HARRISBURG, Pa. — Members of the Pennsylvania Senate Appropriations Committee said Tuesday that it seemed like they were having the same discussion regarding the state agriculture budget as they had last year.

“It seems like déjà vu again, we are talking about the same cuts,” state Sen. Judy Schwank, D-Reading, told state Department of Agriculture staff.

“I have grave concerns we are always taking funds away” from popular programs such as PA Preferred, hardwoods promotion and crop insurance, she said, calling such moves “short sighted.”

Agriculture Secretary George Greig agreed with Schwank and others that many of the programs that were trimmed or eliminated in the budget were great programs.

However, “in tough budgets we have to go back to our core mission” of inspection and safety, Greig said.

Senate Ag Committee Chairman Elder Vogel Jr., R-New Sewickley Township, who is also a member of the Appropriations Committee, asked about funding for the animal health commission, which has been cut in past budgets but was increased this year with the money coming from horse racing development funds.

“You are the first line of defense of our food supply,” Vogel said. “Can the proposed budget protect the food supply?”

Deputy Secretary Matt Meals said the funding proposal would cover the commission’s needs.
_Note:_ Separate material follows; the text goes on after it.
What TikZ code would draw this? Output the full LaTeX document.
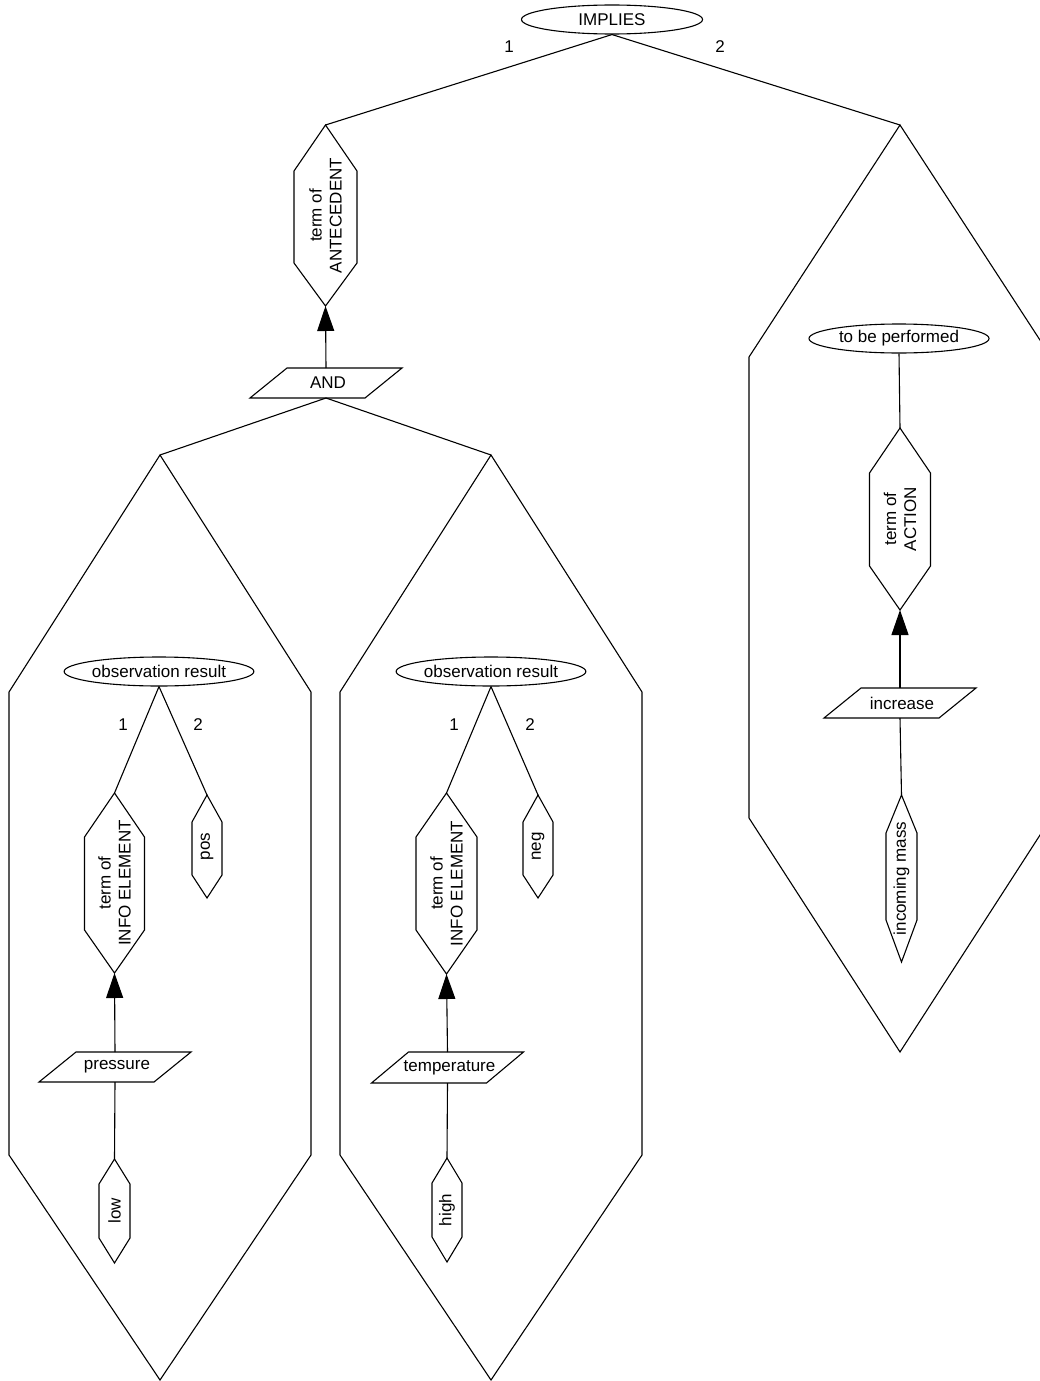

With the reduced funding in past budgets, he said, the laboratory system has worked to become more efficient and is reviewing its fee structure.

Several committee members criticized the administration’s budget for funding the animal health commission and other agriculture programs such as the Pennsylvania Farm Show and local fairs through the horse racing development fund, which was established to encourage investment by the horse racing and breeding industry.

Racing industry pressure is being felt from Ohio, New Jersey and New York, and Sen. John Rafferty, R-Collegeville, called the diversion of money a raid on the fund.

“This is easy picking out there, and the governor is reaching in there to plug a hole,” he said.

In a related issue, department officials brought up one challenge facing the burgeoning horse racing industry. Funding for inspections by the horse racing and harness racing commissions has not kept pace with the need.

This is a separate fund from the horse racing development fund and is generated from fees on bets placed at the tracks. Although more horses are being raced in the state and more bets being placed, most of those bets are not being placed in person at the track and are not generating revenue for the fund.

Greig also noted that when the horse racing regulations were passed in 1981, the department was responsible for inspecting and testing for two drugs, which has grown to more than 2,000 drugs today. More than $7.5 million goes to testing, he said.

There was also discussion of the funding for conservation districts, which has been moved to the Act 13 program, which distributes impact fees from the Marcellus Shale development.

Funding is set for about $5 million, which is more than last year, but some conservation districts are worried that this will not be enough to cover their missions.

Sen. Lisa Baker, R-Dallas, said she represents a blend of counties with and without shale formations. The shale counties are receiving additional local impact fee funds, she said, and she is concerned about the county conservation districts that do not receive the additional funds.

Sen. Lloyd Smucker, R-Lancaster, asked if the proposed funding will be enough for counties like those in his district, York and Lancaster, which are in the crosshairs of environmental enforcement but are not in the shale region.

Greig acknowledged the work of the conservation districts, recalling his time as a Crawford County Conservation District director and the large variety of programs the staff had to manage on a tight budget.

Sen. Mike Brubaker, R-Lititz, asked how the department will continue the work of the centers of dairy and beef excellence after both programs were zeroed out in Gov. Tom Corbett’s budget proposal.

Greig said the department is looking for other ways to fund these programs, calling them public/private partnerships and pledging to work with each to continue its mission.

He said the Center of Dairy Excellence is a resource that helps the state sustain its top five dairy state status.

Although budgets are tightening, Greig said, the department has been working with Penn State Extension to develop centers to pool resources.

The three centers will be food safety, animal care and plant health, he said, and the idea is to “combine and leverage resources.”

Brubaker also spoke about the importance of sustained agricultural research funding, which the proposed budget keeps at the same level as the previous budget.

“Ag research is a long-range strategy,” Brubaker said, and consistent funding is needed for long-term research projects.